Data:
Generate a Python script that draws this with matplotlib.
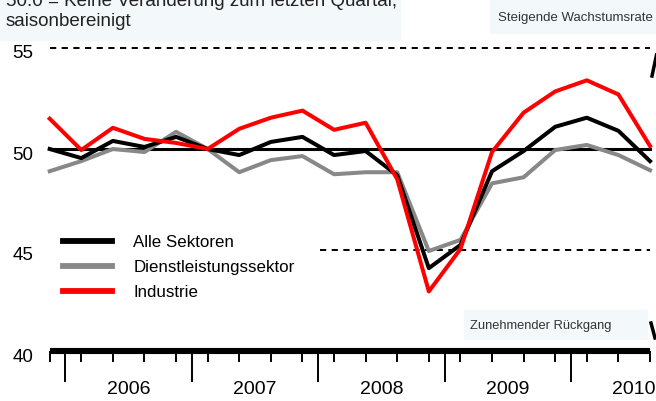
import matplotlib
matplotlib.use('Agg')
import matplotlib.pyplot as plt
from matplotlib.lines import Line2D
from matplotlib.patches import Rectangle
from matplotlib.transforms import ScaledTranslation

# quarters Q4 2005 .. Q3 2010
quarters = list(range(20))
year_labels = ['2006', '2007', '2008', '2009', '2010']
year_centers = [2.5, 6.5, 10.5, 14.5, 18.5]
year_bounds = [0.5, 4.5, 8.5, 12.5, 16.5]
y_ticks = [40, 45, 50, 55]

alle = [50.0, 49.55, 50.4, 50.1, 50.6, 50.0, 49.7, 50.35, 50.6, 49.7,
        49.9, 48.7, 44.1, 45.25, 48.9, 49.9, 51.1, 51.55, 50.9, 49.4]
dienst = [48.9, 49.4, 50.0, 49.85, 50.85, 50.0, 48.85, 49.45, 49.65, 48.75,
          48.85, 48.85, 44.95, 45.5, 48.3, 48.6, 49.95, 50.2, 49.7, 48.95]
industrie = [51.5, 49.95, 51.05, 50.5, 50.3, 50.0, 51.0, 51.55, 51.9, 50.95,
             51.3, 48.5, 42.95, 45.05, 49.85, 51.8, 52.85, 53.4, 52.7, 50.15]

names = ['Alle Sektoren', 'Dienstleistungssektor', 'Industrie']
colors = ['black', '#888888', '#ff0000']

font = ['Liberation Sans', 'DejaVu Sans']

W, H = 656, 401
def fx(px):
    return px / W
def fy(py):
    return 1 - py / H

fig = plt.figure(figsize=(6.56, 4.01), dpi=100)
fig.patch.set_facecolor('white')

# light boxes behind the notes
bg = '#f3f8fb'
for (x0, y0, x1, y1) in [(0, 0, 400, 40), (490, 0, 656, 33), (464, 310, 647, 339)]:
    fig.patches.append(Rectangle((fx(x0), fy(y1)), fx(x1) - fx(x0), fy(y0) - fy(y1),
                                 transform=fig.transFigure, color=bg, zorder=-5))

ax = fig.add_axes([fx(49.7), fy(351), fx(650) - fx(49.7), fy(48) - fy(351)])
ax.patch.set_visible(False)
ax.set_xlim(0, 19)
ax.set_ylim(40, 55)

for s in ['top', 'right', 'left']:
    ax.spines[s].set_visible(False)
ax.spines['bottom'].set_linewidth(4.4)
ax.spines['bottom'].set_capstyle('butt')

ax.set_xticks(quarters)
ax.set_xticklabels([])
ax.set_xticks(year_bounds, minor=True)
ax.tick_params(axis='x', which='major', direction='out', length=8, width=1.4)
ax.tick_params(axis='x', which='minor', direction='out', length=22, width=1.4)

ax.set_yticks(y_ticks)
ax.set_yticklabels([str(v) for v in y_ticks], fontfamily=font, fontsize=13.5)
ax.tick_params(axis='y', length=0, pad=12)
for lab in ax.get_yticklabels():
    lab.set_transform(lab.get_transform() + ScaledTranslation(0, -0.04, fig.dpi_scale_trans))

for c, lab in zip(year_centers, year_labels):
    ax.text(c, -0.128, lab, transform=ax.get_xaxis_transform(), ha='center', va='center',
            fontfamily=font, fontsize=14)

# reference lines
ax.axhline(50, color='black', lw=2.2, zorder=1, clip_on=False)
ax.axhline(55, color='black', lw=1.4, ls=(0, (3.2, 2.8)), clip_on=False, zorder=1)
ax.axhline(45, xmin=(320 - 49.7) / 600.3, color='black', lw=1.4, ls=(0, (3.2, 2.8)),
           clip_on=False, zorder=1)

ax.plot(quarters, dienst, color=colors[1], lw=2.9, zorder=2, clip_on=False)
ax.plot(quarters, alle, color=colors[0], lw=2.9, zorder=3, clip_on=False)
ax.plot(quarters, industrie, color=colors[2], lw=2.9, zorder=4, clip_on=False)

handles = [Line2D([], [], color=c, lw=4.2) for c in colors]
ax.legend(handles, names, loc='upper left', bbox_to_anchor=(fx(63), fy(235)),
          bbox_transform=fig.transFigure, frameon=False, borderpad=0, borderaxespad=0,
          handlelength=2.9, handletextpad=1.25, labelspacing=0.6,
          prop={'family': font, 'size': 12.2})

# notes
fig.text(fx(6), fy(6.5), '50.0 = Keine Veränderung zum letzten Quartal,', va='baseline',
         fontfamily=font, fontsize=13.5, color='#222222')
fig.text(fx(6), fy(26.5), 'saisonbereinigt', va='baseline',
         fontfamily=font, fontsize=13.5, color='#222222')
fig.text(fx(653), fy(18), 'Steigende Wachstumsrate', ha='right', va='center',
         fontfamily=font, fontsize=9.5, color='#333333')
fig.text(fx(470), fy(326), 'Zunehmender Rückgang', ha='left', va='center',
         fontfamily=font, fontsize=9.3, color='#333333')

# arrow heads cut at the right edge
fig.lines.append(Line2D([fx(652), fx(656.5)], [fy(76), fy(55)], transform=fig.transFigure,
                        color='black', lw=2.5))
fig.lines.append(Line2D([fx(651), fx(655)], [fy(323), fy(338)], transform=fig.transFigure,
                        color='black', lw=2.5))

fig.savefig('out.png', dpi=100)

Problem requirements: Reproduce the listing exactly. Leave its pictures out.

Full output:
Generate a Python script that draws this with matplotlib.
import matplotlib
matplotlib.use('Agg')
import matplotlib.pyplot as plt
from matplotlib.lines import Line2D
from matplotlib.patches import Rectangle
from matplotlib.transforms import ScaledTranslation

# quarters Q4 2005 .. Q3 2010
quarters = list(range(20))
year_labels = ['2006', '2007', '2008', '2009', '2010']
year_centers = [2.5, 6.5, 10.5, 14.5, 18.5]
year_bounds = [0.5, 4.5, 8.5, 12.5, 16.5]
y_ticks = [40, 45, 50, 55]

alle = [50.0, 49.55, 50.4, 50.1, 50.6, 50.0, 49.7, 50.35, 50.6, 49.7,
        49.9, 48.7, 44.1, 45.25, 48.9, 49.9, 51.1, 51.55, 50.9, 49.4]
dienst = [48.9, 49.4, 50.0, 49.85, 50.85, 50.0, 48.85, 49.45, 49.65, 48.75,
          48.85, 48.85, 44.95, 45.5, 48.3, 48.6, 49.95, 50.2, 49.7, 48.95]
industrie = [51.5, 49.95, 51.05, 50.5, 50.3, 50.0, 51.0, 51.55, 51.9, 50.95,
             51.3, 48.5, 42.95, 45.05, 49.85, 51.8, 52.85, 53.4, 52.7, 50.15]

names = ['Alle Sektoren', 'Dienstleistungssektor', 'Industrie']
colors = ['black', '#888888', '#ff0000']

font = ['Liberation Sans', 'DejaVu Sans']

W, H = 656, 401
def fx(px):
    return px / W
def fy(py):
    return 1 - py / H

fig = plt.figure(figsize=(6.56, 4.01), dpi=100)
fig.patch.set_facecolor('white')

# light boxes behind the notes
bg = '#f3f8fb'
for (x0, y0, x1, y1) in [(0, 0, 400, 40), (490, 0, 656, 33), (464, 310, 647, 339)]:
    fig.patches.append(Rectangle((fx(x0), fy(y1)), fx(x1) - fx(x0), fy(y0) - fy(y1),
                                 transform=fig.transFigure, color=bg, zorder=-5))

ax = fig.add_axes([fx(49.7), fy(351), fx(650) - fx(49.7), fy(48) - fy(351)])
ax.patch.set_visible(False)
ax.set_xlim(0, 19)
ax.set_ylim(40, 55)

for s in ['top', 'right', 'left']:
    ax.spines[s].set_visible(False)
ax.spines['bottom'].set_linewidth(4.4)
ax.spines['bottom'].set_capstyle('butt')

ax.set_xticks(quarters)
ax.set_xticklabels([])
ax.set_xticks(year_bounds, minor=True)
ax.tick_params(axis='x', which='major', direction='out', length=8, width=1.4)
ax.tick_params(axis='x', which='minor', direction='out', length=22, width=1.4)

ax.set_yticks(y_ticks)
ax.set_yticklabels([str(v) for v in y_ticks], fontfamily=font, fontsize=13.5)
ax.tick_params(axis='y', length=0, pad=12)
for lab in ax.get_yticklabels():
    lab.set_transform(lab.get_transform() + ScaledTranslation(0, -0.04, fig.dpi_scale_trans))

for c, lab in zip(year_centers, year_labels):
    ax.text(c, -0.128, lab, transform=ax.get_xaxis_transform(), ha='center', va='center',
            fontfamily=font, fontsize=14)

# reference lines
ax.axhline(50, color='black', lw=2.2, zorder=1, clip_on=False)
ax.axhline(55, color='black', lw=1.4, ls=(0, (3.2, 2.8)), clip_on=False, zorder=1)
ax.axhline(45, xmin=(320 - 49.7) / 600.3, color='black', lw=1.4, ls=(0, (3.2, 2.8)),
           clip_on=False, zorder=1)

ax.plot(quarters, dienst, color=colors[1], lw=2.9, zorder=2, clip_on=False)
ax.plot(quarters, alle, color=colors[0], lw=2.9, zorder=3, clip_on=False)
ax.plot(quarters, industrie, color=colors[2], lw=2.9, zorder=4, clip_on=False)

handles = [Line2D([], [], color=c, lw=4.2) for c in colors]
ax.legend(handles, names, loc='upper left', bbox_to_anchor=(fx(63), fy(235)),
          bbox_transform=fig.transFigure, frameon=False, borderpad=0, borderaxespad=0,
          handlelength=2.9, handletextpad=1.25, labelspacing=0.6,
          prop={'family': font, 'size': 12.2})

# notes
fig.text(fx(6), fy(6.5), '50.0 = Keine Veränderung zum letzten Quartal,', va='baseline',
         fontfamily=font, fontsize=13.5, color='#222222')
fig.text(fx(6), fy(26.5), 'saisonbereinigt', va='baseline',
         fontfamily=font, fontsize=13.5, color='#222222')
fig.text(fx(653), fy(18), 'Steigende Wachstumsrate', ha='right', va='center',
         fontfamily=font, fontsize=9.5, color='#333333')
fig.text(fx(470), fy(326), 'Zunehmender Rückgang', ha='left', va='center',
         fontfamily=font, fontsize=9.3, color='#333333')

# arrow heads cut at the right edge
fig.lines.append(Line2D([fx(652), fx(656.5)], [fy(76), fy(55)], transform=fig.transFigure,
                        color='black', lw=2.5))
fig.lines.append(Line2D([fx(651), fx(655)], [fy(323), fy(338)], transform=fig.transFigure,
                        color='black', lw=2.5))

fig.savefig('out.png', dpi=100)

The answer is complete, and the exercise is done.